• [Work instructions] Write the data out again exactly, with no pictures.

_ _ _ _

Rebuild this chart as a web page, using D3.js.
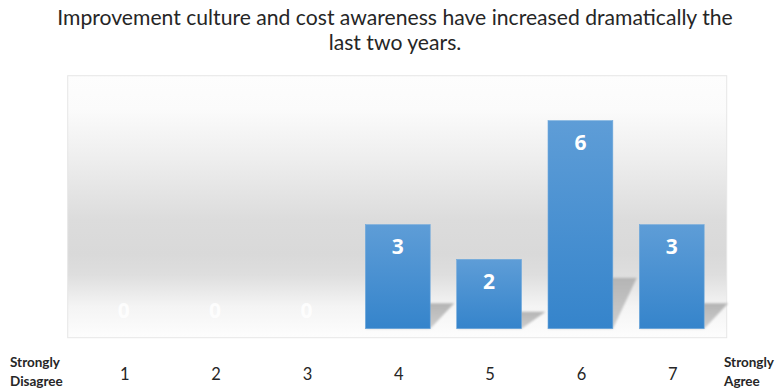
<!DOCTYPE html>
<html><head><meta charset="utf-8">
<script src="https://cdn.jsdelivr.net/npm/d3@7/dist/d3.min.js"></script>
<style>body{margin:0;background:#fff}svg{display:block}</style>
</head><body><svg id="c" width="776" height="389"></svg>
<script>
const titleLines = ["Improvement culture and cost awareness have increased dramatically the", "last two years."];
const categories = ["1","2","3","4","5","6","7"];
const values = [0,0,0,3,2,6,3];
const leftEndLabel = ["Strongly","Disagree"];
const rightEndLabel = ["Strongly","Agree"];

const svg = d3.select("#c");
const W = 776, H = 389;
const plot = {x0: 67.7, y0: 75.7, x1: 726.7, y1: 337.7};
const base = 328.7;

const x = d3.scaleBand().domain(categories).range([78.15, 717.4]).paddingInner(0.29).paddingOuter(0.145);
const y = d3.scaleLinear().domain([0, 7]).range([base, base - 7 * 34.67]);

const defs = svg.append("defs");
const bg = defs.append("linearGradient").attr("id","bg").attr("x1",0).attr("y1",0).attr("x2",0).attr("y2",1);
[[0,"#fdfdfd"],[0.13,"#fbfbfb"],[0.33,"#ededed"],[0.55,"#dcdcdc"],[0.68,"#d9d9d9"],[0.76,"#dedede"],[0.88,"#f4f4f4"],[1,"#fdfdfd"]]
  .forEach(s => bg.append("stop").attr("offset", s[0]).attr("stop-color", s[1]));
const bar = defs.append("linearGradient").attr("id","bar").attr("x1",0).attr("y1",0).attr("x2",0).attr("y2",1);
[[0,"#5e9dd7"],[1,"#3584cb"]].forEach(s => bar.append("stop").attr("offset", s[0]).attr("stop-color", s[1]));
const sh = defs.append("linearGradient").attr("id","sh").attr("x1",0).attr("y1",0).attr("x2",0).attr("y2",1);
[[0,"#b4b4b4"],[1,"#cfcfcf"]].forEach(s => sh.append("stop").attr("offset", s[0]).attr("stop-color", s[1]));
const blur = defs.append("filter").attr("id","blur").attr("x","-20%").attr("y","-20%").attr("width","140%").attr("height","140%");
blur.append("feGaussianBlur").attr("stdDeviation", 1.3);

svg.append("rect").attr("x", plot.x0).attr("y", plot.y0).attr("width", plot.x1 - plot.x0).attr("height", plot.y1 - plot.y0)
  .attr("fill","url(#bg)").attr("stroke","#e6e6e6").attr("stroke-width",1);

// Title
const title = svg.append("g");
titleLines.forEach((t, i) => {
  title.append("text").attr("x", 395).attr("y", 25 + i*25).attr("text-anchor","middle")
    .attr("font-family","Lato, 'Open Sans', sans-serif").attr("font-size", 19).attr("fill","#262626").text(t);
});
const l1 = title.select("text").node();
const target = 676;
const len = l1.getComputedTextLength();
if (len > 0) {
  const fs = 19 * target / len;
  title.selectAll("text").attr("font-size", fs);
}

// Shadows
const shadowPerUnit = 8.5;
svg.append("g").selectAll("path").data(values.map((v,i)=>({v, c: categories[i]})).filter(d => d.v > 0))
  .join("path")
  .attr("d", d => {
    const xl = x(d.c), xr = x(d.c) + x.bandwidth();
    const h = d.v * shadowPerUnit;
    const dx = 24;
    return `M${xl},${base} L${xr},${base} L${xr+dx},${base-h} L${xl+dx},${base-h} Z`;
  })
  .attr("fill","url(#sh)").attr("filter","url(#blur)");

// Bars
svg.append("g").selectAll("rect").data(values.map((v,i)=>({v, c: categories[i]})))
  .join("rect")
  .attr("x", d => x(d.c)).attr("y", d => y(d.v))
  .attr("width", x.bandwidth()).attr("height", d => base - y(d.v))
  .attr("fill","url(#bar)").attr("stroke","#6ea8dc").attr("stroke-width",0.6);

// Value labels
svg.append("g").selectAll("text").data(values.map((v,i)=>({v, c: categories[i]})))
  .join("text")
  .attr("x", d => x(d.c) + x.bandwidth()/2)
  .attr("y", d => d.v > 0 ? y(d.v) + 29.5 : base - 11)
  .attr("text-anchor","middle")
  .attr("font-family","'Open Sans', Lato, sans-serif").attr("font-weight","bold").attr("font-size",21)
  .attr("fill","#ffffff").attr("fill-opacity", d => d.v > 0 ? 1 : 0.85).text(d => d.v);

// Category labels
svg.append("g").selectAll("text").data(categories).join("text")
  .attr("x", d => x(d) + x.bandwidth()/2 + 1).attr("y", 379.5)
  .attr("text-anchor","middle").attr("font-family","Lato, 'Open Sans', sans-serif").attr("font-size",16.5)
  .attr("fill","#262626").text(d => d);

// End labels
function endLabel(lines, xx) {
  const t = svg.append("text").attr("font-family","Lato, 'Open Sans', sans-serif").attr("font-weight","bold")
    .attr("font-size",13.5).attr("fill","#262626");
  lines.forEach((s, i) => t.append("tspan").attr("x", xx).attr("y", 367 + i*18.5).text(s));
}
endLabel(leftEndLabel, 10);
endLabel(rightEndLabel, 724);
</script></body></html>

_ _ _ _

• [Result of the task]
Rebuild this chart as a web page, using D3.js.
<!DOCTYPE html>
<html><head><meta charset="utf-8">
<script src="https://cdn.jsdelivr.net/npm/d3@7/dist/d3.min.js"></script>
<style>body{margin:0;background:#fff}svg{display:block}</style>
</head><body><svg id="c" width="776" height="389"></svg>
<script>
const titleLines = ["Improvement culture and cost awareness have increased dramatically the", "last two years."];
const categories = ["1","2","3","4","5","6","7"];
const values = [0,0,0,3,2,6,3];
const leftEndLabel = ["Strongly","Disagree"];
const rightEndLabel = ["Strongly","Agree"];

const svg = d3.select("#c");
const W = 776, H = 389;
const plot = {x0: 67.7, y0: 75.7, x1: 726.7, y1: 337.7};
const base = 328.7;

const x = d3.scaleBand().domain(categories).range([78.15, 717.4]).paddingInner(0.29).paddingOuter(0.145);
const y = d3.scaleLinear().domain([0, 7]).range([base, base - 7 * 34.67]);

const defs = svg.append("defs");
const bg = defs.append("linearGradient").attr("id","bg").attr("x1",0).attr("y1",0).attr("x2",0).attr("y2",1);
[[0,"#fdfdfd"],[0.13,"#fbfbfb"],[0.33,"#ededed"],[0.55,"#dcdcdc"],[0.68,"#d9d9d9"],[0.76,"#dedede"],[0.88,"#f4f4f4"],[1,"#fdfdfd"]]
  .forEach(s => bg.append("stop").attr("offset", s[0]).attr("stop-color", s[1]));
const bar = defs.append("linearGradient").attr("id","bar").attr("x1",0).attr("y1",0).attr("x2",0).attr("y2",1);
[[0,"#5e9dd7"],[1,"#3584cb"]].forEach(s => bar.append("stop").attr("offset", s[0]).attr("stop-color", s[1]));
const sh = defs.append("linearGradient").attr("id","sh").attr("x1",0).attr("y1",0).attr("x2",0).attr("y2",1);
[[0,"#b4b4b4"],[1,"#cfcfcf"]].forEach(s => sh.append("stop").attr("offset", s[0]).attr("stop-color", s[1]));
const blur = defs.append("filter").attr("id","blur").attr("x","-20%").attr("y","-20%").attr("width","140%").attr("height","140%");
blur.append("feGaussianBlur").attr("stdDeviation", 1.3);

svg.append("rect").attr("x", plot.x0).attr("y", plot.y0).attr("width", plot.x1 - plot.x0).attr("height", plot.y1 - plot.y0)
  .attr("fill","url(#bg)").attr("stroke","#e6e6e6").attr("stroke-width",1);

// Title
const title = svg.append("g");
titleLines.forEach((t, i) => {
  title.append("text").attr("x", 395).attr("y", 25 + i*25).attr("text-anchor","middle")
    .attr("font-family","Lato, 'Open Sans', sans-serif").attr("font-size", 19).attr("fill","#262626").text(t);
});
const l1 = title.select("text").node();
const target = 676;
const len = l1.getComputedTextLength();
if (len > 0) {
  const fs = 19 * target / len;
  title.selectAll("text").attr("font-size", fs);
}

// Shadows
const shadowPerUnit = 8.5;
svg.append("g").selectAll("path").data(values.map((v,i)=>({v, c: categories[i]})).filter(d => d.v > 0))
  .join("path")
  .attr("d", d => {
    const xl = x(d.c), xr = x(d.c) + x.bandwidth();
    const h = d.v * shadowPerUnit;
    const dx = 24;
    return `M${xl},${base} L${xr},${base} L${xr+dx},${base-h} L${xl+dx},${base-h} Z`;
  })
  .attr("fill","url(#sh)").attr("filter","url(#blur)");

// Bars
svg.append("g").selectAll("rect").data(values.map((v,i)=>({v, c: categories[i]})))
  .join("rect")
  .attr("x", d => x(d.c)).attr("y", d => y(d.v))
  .attr("width", x.bandwidth()).attr("height", d => base - y(d.v))
  .attr("fill","url(#bar)").attr("stroke","#6ea8dc").attr("stroke-width",0.6);

// Value labels
svg.append("g").selectAll("text").data(values.map((v,i)=>({v, c: categories[i]})))
  .join("text")
  .attr("x", d => x(d.c) + x.bandwidth()/2)
  .attr("y", d => d.v > 0 ? y(d.v) + 29.5 : base - 11)
  .attr("text-anchor","middle")
  .attr("font-family","'Open Sans', Lato, sans-serif").attr("font-weight","bold").attr("font-size",21)
  .attr("fill","#ffffff").attr("fill-opacity", d => d.v > 0 ? 1 : 0.85).text(d => d.v);

// Category labels
svg.append("g").selectAll("text").data(categories).join("text")
  .attr("x", d => x(d) + x.bandwidth()/2 + 1).attr("y", 379.5)
  .attr("text-anchor","middle").attr("font-family","Lato, 'Open Sans', sans-serif").attr("font-size",16.5)
  .attr("fill","#262626").text(d => d);

// End labels
function endLabel(lines, xx) {
  const t = svg.append("text").attr("font-family","Lato, 'Open Sans', sans-serif").attr("font-weight","bold")
    .attr("font-size",13.5).attr("fill","#262626");
  lines.forEach((s, i) => t.append("tspan").attr("x", xx).attr("y", 367 + i*18.5).text(s));
}
endLabel(leftEndLabel, 10);
endLabel(rightEndLabel, 724);
</script></body></html>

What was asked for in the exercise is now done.